[Supplied material start]

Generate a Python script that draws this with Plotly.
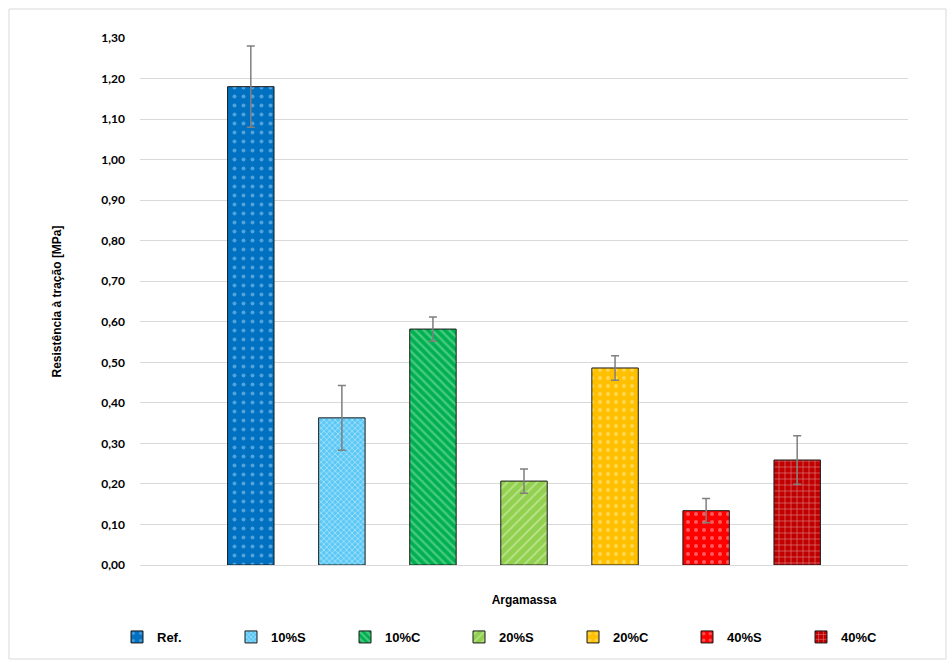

[Supplied material end]
[Supplied material start]

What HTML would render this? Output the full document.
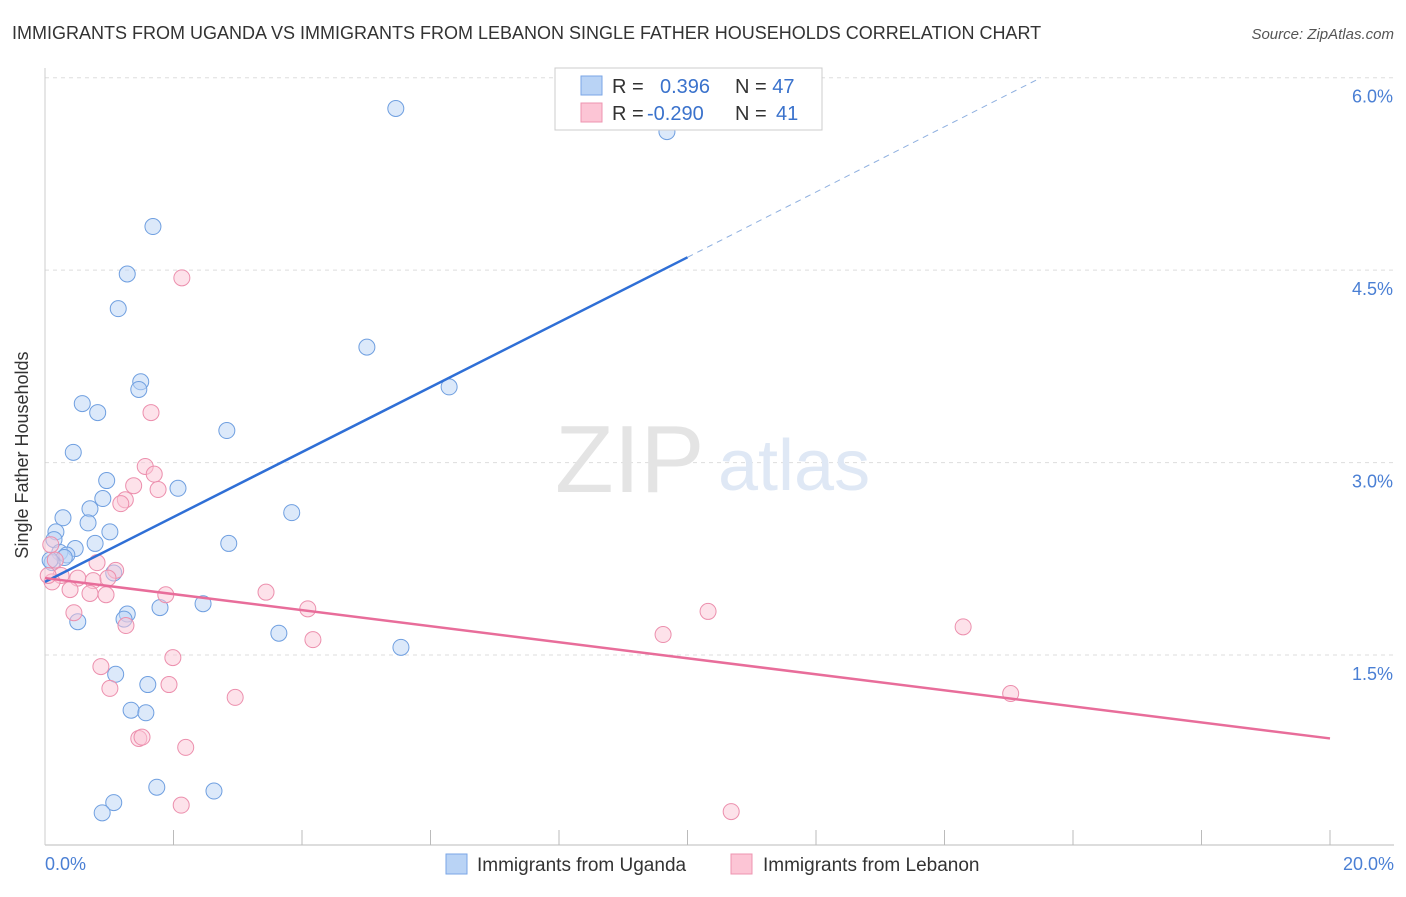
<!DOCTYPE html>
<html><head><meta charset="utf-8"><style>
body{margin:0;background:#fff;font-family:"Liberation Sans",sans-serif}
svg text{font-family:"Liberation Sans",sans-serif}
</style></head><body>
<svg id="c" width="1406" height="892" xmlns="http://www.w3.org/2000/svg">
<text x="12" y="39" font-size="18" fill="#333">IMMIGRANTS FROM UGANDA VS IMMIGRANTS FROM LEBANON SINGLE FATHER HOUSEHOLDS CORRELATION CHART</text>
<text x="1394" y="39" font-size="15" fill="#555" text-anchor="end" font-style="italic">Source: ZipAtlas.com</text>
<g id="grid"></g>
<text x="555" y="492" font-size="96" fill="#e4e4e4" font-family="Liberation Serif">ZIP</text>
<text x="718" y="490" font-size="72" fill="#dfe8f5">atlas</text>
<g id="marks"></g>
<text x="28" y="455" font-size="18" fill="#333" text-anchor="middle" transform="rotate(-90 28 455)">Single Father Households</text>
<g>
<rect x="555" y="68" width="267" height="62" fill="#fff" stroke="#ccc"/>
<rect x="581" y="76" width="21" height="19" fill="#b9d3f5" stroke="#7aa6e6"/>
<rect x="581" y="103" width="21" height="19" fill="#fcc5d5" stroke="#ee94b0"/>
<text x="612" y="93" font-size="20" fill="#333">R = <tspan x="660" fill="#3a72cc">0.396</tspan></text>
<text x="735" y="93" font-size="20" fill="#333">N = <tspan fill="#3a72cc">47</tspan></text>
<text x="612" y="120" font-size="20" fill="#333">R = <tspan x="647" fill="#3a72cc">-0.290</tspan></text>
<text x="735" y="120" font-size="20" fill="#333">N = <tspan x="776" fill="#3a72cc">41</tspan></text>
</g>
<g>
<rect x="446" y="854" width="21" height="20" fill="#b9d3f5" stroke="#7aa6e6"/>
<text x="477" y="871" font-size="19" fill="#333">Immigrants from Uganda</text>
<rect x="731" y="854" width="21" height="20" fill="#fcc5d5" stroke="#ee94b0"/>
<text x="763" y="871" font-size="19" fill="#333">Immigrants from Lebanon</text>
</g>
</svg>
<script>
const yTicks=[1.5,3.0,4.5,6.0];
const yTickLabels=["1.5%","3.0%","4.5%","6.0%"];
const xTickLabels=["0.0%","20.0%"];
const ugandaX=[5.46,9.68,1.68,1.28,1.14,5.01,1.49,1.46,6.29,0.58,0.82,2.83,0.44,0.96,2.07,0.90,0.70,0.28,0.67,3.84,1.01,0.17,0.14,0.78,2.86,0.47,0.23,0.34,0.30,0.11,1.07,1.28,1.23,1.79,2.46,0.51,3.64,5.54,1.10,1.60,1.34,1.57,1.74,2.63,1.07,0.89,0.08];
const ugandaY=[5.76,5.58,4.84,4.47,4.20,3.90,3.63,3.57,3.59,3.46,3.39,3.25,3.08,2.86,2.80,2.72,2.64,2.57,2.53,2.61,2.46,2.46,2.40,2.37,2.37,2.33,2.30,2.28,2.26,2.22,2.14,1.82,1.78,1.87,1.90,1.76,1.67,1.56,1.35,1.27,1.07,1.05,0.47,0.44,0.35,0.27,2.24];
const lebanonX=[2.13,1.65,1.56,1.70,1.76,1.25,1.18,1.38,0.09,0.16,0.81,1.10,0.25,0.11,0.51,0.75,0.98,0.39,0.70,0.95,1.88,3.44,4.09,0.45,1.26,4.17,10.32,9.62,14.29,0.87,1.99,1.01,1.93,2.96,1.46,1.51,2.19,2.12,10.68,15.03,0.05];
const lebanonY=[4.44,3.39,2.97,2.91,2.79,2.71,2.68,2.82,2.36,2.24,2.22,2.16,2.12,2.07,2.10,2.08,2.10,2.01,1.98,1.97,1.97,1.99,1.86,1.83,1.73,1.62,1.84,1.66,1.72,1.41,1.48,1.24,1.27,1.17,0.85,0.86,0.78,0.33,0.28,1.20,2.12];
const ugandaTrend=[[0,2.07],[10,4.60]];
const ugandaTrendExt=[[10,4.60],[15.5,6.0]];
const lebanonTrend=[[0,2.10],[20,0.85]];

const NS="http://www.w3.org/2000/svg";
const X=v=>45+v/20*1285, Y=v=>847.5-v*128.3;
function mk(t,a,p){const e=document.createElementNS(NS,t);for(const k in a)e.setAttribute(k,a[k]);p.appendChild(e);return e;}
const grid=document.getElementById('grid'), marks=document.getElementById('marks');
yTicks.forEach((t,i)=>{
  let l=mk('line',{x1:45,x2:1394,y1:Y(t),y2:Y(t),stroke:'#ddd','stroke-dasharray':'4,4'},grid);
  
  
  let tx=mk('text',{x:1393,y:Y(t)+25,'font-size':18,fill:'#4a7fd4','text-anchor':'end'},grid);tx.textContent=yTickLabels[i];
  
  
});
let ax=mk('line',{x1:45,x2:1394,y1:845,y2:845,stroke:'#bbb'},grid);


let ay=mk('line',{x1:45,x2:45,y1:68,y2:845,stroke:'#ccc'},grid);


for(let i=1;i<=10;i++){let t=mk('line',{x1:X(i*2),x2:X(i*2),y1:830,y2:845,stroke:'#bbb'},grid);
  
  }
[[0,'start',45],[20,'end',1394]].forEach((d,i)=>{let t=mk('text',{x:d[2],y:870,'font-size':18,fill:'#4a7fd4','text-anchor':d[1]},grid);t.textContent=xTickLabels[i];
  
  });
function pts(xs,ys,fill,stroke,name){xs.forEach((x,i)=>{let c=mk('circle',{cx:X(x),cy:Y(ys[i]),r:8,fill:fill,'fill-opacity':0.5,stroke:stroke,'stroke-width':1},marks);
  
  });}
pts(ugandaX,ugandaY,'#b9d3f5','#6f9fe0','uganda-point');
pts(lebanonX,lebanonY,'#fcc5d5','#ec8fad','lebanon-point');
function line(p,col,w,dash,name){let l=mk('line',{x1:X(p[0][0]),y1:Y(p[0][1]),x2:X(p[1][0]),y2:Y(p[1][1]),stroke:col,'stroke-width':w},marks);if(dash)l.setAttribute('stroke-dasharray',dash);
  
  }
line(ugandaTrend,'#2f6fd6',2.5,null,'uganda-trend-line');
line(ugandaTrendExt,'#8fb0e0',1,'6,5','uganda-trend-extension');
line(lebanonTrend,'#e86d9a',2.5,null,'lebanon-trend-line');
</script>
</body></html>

[Supplied material end]

■ Given exercise
Gather and copy every line of the data in which the string "document" is found.

■ Response to this task
What HTML would render this? Output the full document.
function mk(t,a,p){const e=document.createElementNS(NS,t);for(const k in a)e.setAttribute(k,a[k]);p.appendChild(e);return e;}
const grid=document.getElementById('grid'), marks=document.getElementById('marks');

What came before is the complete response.